- **Data excerpt**
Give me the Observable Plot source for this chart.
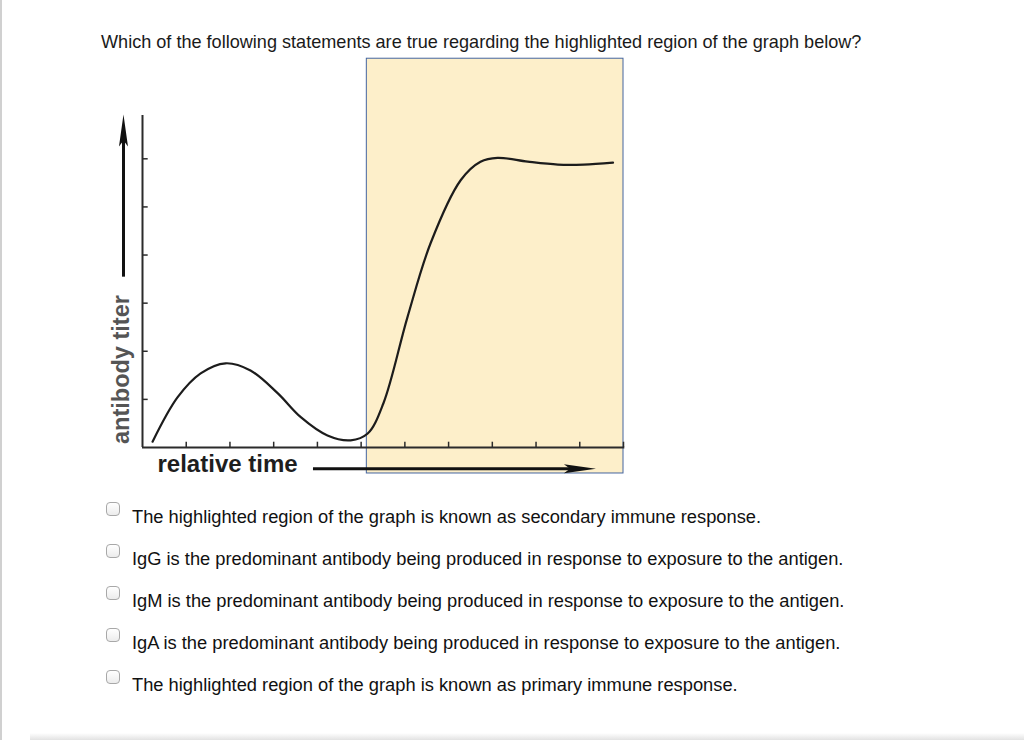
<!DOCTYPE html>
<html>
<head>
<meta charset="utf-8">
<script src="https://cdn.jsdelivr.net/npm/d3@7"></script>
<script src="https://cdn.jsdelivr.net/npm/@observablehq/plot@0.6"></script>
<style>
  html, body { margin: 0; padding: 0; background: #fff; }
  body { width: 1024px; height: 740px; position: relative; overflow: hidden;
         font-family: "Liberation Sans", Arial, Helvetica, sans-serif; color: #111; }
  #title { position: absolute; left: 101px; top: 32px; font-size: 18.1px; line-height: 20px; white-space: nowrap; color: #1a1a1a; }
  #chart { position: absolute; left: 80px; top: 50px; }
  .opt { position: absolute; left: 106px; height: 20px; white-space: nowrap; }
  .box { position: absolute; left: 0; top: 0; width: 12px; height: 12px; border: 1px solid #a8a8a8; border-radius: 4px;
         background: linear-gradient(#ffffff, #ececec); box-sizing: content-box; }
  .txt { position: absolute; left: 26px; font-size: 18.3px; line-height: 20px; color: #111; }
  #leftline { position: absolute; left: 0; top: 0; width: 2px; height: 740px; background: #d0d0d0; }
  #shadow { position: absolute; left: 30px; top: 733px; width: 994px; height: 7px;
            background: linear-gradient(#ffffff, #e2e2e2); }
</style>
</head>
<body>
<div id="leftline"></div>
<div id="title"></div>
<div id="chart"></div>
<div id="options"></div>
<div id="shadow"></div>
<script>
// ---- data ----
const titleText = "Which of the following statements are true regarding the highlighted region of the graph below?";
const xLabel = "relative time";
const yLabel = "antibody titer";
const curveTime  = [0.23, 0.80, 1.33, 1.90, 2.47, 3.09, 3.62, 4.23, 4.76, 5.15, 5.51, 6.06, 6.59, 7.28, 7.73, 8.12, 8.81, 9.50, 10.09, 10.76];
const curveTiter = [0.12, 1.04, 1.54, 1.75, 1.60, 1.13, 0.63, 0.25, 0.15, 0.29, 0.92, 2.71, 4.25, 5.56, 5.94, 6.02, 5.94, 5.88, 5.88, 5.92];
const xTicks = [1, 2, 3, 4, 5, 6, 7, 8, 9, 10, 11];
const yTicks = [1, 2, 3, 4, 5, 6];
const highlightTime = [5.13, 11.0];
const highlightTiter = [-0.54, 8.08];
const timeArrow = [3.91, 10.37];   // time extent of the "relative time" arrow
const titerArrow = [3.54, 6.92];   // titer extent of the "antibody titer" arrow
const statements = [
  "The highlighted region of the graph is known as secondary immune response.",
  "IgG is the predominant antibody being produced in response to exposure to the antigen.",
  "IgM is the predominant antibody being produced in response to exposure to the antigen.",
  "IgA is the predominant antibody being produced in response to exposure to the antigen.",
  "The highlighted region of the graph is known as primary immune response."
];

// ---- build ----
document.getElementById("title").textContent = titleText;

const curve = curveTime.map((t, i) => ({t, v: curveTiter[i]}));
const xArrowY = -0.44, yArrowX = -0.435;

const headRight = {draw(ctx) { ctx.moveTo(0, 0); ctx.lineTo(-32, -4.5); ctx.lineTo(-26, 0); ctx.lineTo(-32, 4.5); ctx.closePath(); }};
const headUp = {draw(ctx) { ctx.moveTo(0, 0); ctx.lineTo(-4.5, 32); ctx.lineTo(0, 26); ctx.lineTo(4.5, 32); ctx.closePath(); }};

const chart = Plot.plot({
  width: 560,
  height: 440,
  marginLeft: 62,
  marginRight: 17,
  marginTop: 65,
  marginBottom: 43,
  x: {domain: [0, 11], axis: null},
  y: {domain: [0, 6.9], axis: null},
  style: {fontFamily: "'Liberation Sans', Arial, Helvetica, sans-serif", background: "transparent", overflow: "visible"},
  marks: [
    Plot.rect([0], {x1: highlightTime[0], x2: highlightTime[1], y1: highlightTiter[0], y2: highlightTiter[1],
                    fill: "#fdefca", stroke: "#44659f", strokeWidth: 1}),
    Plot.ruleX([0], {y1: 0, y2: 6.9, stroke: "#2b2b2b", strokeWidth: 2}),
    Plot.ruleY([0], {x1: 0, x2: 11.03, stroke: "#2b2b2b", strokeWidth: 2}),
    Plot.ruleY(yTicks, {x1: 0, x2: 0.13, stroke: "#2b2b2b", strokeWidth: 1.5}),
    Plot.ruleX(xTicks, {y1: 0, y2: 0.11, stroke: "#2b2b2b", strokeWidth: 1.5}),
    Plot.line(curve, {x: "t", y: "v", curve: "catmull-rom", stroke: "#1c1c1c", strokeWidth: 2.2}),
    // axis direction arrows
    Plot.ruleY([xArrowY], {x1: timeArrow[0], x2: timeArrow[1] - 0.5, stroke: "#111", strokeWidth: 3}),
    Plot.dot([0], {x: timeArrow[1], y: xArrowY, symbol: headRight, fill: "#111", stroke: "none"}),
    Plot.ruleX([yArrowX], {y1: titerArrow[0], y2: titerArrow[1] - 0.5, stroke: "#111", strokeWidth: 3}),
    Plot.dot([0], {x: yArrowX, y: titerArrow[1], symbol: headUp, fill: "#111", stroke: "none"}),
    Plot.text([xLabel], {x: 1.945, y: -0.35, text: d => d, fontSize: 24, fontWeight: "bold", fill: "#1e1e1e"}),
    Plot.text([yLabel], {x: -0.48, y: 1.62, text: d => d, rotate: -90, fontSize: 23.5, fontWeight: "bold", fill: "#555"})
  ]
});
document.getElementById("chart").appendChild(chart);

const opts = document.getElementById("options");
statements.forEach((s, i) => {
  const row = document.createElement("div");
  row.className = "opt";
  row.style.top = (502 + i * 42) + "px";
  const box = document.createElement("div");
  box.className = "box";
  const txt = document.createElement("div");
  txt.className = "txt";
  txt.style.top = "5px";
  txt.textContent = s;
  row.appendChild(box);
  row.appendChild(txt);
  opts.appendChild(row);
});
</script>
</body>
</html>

- **Directions for this task**
Reproduce the data word for word, excluding its pictures.

- **Output for this exercise**
Give me the Observable Plot source for this chart.
<!DOCTYPE html>
<html>
<head>
<meta charset="utf-8">
<script src="https://cdn.jsdelivr.net/npm/d3@7"></script>
<script src="https://cdn.jsdelivr.net/npm/@observablehq/plot@0.6"></script>
<style>
  html, body { margin: 0; padding: 0; background: #fff; }
  body { width: 1024px; height: 740px; position: relative; overflow: hidden;
         font-family: "Liberation Sans", Arial, Helvetica, sans-serif; color: #111; }
  #title { position: absolute; left: 101px; top: 32px; font-size: 18.1px; line-height: 20px; white-space: nowrap; color: #1a1a1a; }
  #chart { position: absolute; left: 80px; top: 50px; }
  .opt { position: absolute; left: 106px; height: 20px; white-space: nowrap; }
  .box { position: absolute; left: 0; top: 0; width: 12px; height: 12px; border: 1px solid #a8a8a8; border-radius: 4px;
         background: linear-gradient(#ffffff, #ececec); box-sizing: content-box; }
  .txt { position: absolute; left: 26px; font-size: 18.3px; line-height: 20px; color: #111; }
  #leftline { position: absolute; left: 0; top: 0; width: 2px; height: 740px; background: #d0d0d0; }
  #shadow { position: absolute; left: 30px; top: 733px; width: 994px; height: 7px;
            background: linear-gradient(#ffffff, #e2e2e2); }
</style>
</head>
<body>
<div id="leftline"></div>
<div id="title"></div>
<div id="chart"></div>
<div id="options"></div>
<div id="shadow"></div>
<script>
// ---- data ----
const titleText = "Which of the following statements are true regarding the highlighted region of the graph below?";
const xLabel = "relative time";
const yLabel = "antibody titer";
const curveTime  = [0.23, 0.80, 1.33, 1.90, 2.47, 3.09, 3.62, 4.23, 4.76, 5.15, 5.51, 6.06, 6.59, 7.28, 7.73, 8.12, 8.81, 9.50, 10.09, 10.76];
const curveTiter = [0.12, 1.04, 1.54, 1.75, 1.60, 1.13, 0.63, 0.25, 0.15, 0.29, 0.92, 2.71, 4.25, 5.56, 5.94, 6.02, 5.94, 5.88, 5.88, 5.92];
const xTicks = [1, 2, 3, 4, 5, 6, 7, 8, 9, 10, 11];
const yTicks = [1, 2, 3, 4, 5, 6];
const highlightTime = [5.13, 11.0];
const highlightTiter = [-0.54, 8.08];
const timeArrow = [3.91, 10.37];   // time extent of the "relative time" arrow
const titerArrow = [3.54, 6.92];   // titer extent of the "antibody titer" arrow
const statements = [
  "The highlighted region of the graph is known as secondary immune response.",
  "IgG is the predominant antibody being produced in response to exposure to the antigen.",
  "IgM is the predominant antibody being produced in response to exposure to the antigen.",
  "IgA is the predominant antibody being produced in response to exposure to the antigen.",
  "The highlighted region of the graph is known as primary immune response."
];

// ---- build ----
document.getElementById("title").textContent = titleText;

const curve = curveTime.map((t, i) => ({t, v: curveTiter[i]}));
const xArrowY = -0.44, yArrowX = -0.435;

const headRight = {draw(ctx) { ctx.moveTo(0, 0); ctx.lineTo(-32, -4.5); ctx.lineTo(-26, 0); ctx.lineTo(-32, 4.5); ctx.closePath(); }};
const headUp = {draw(ctx) { ctx.moveTo(0, 0); ctx.lineTo(-4.5, 32); ctx.lineTo(0, 26); ctx.lineTo(4.5, 32); ctx.closePath(); }};

const chart = Plot.plot({
  width: 560,
  height: 440,
  marginLeft: 62,
  marginRight: 17,
  marginTop: 65,
  marginBottom: 43,
  x: {domain: [0, 11], axis: null},
  y: {domain: [0, 6.9], axis: null},
  style: {fontFamily: "'Liberation Sans', Arial, Helvetica, sans-serif", background: "transparent", overflow: "visible"},
  marks: [
    Plot.rect([0], {x1: highlightTime[0], x2: highlightTime[1], y1: highlightTiter[0], y2: highlightTiter[1],
                    fill: "#fdefca", stroke: "#44659f", strokeWidth: 1}),
    Plot.ruleX([0], {y1: 0, y2: 6.9, stroke: "#2b2b2b", strokeWidth: 2}),
    Plot.ruleY([0], {x1: 0, x2: 11.03, stroke: "#2b2b2b", strokeWidth: 2}),
    Plot.ruleY(yTicks, {x1: 0, x2: 0.13, stroke: "#2b2b2b", strokeWidth: 1.5}),
    Plot.ruleX(xTicks, {y1: 0, y2: 0.11, stroke: "#2b2b2b", strokeWidth: 1.5}),
    Plot.line(curve, {x: "t", y: "v", curve: "catmull-rom", stroke: "#1c1c1c", strokeWidth: 2.2}),
    // axis direction arrows
    Plot.ruleY([xArrowY], {x1: timeArrow[0], x2: timeArrow[1] - 0.5, stroke: "#111", strokeWidth: 3}),
    Plot.dot([0], {x: timeArrow[1], y: xArrowY, symbol: headRight, fill: "#111", stroke: "none"}),
    Plot.ruleX([yArrowX], {y1: titerArrow[0], y2: titerArrow[1] - 0.5, stroke: "#111", strokeWidth: 3}),
    Plot.dot([0], {x: yArrowX, y: titerArrow[1], symbol: headUp, fill: "#111", stroke: "none"}),
    Plot.text([xLabel], {x: 1.945, y: -0.35, text: d => d, fontSize: 24, fontWeight: "bold", fill: "#1e1e1e"}),
    Plot.text([yLabel], {x: -0.48, y: 1.62, text: d => d, rotate: -90, fontSize: 23.5, fontWeight: "bold", fill: "#555"})
  ]
});
document.getElementById("chart").appendChild(chart);

const opts = document.getElementById("options");
statements.forEach((s, i) => {
  const row = document.createElement("div");
  row.className = "opt";
  row.style.top = (502 + i * 42) + "px";
  const box = document.createElement("div");
  box.className = "box";
  const txt = document.createElement("div");
  txt.className = "txt";
  txt.style.top = "5px";
  txt.textContent = s;
  row.appendChild(box);
  row.appendChild(txt);
  opts.appendChild(row);
});
</script>
</body>
</html>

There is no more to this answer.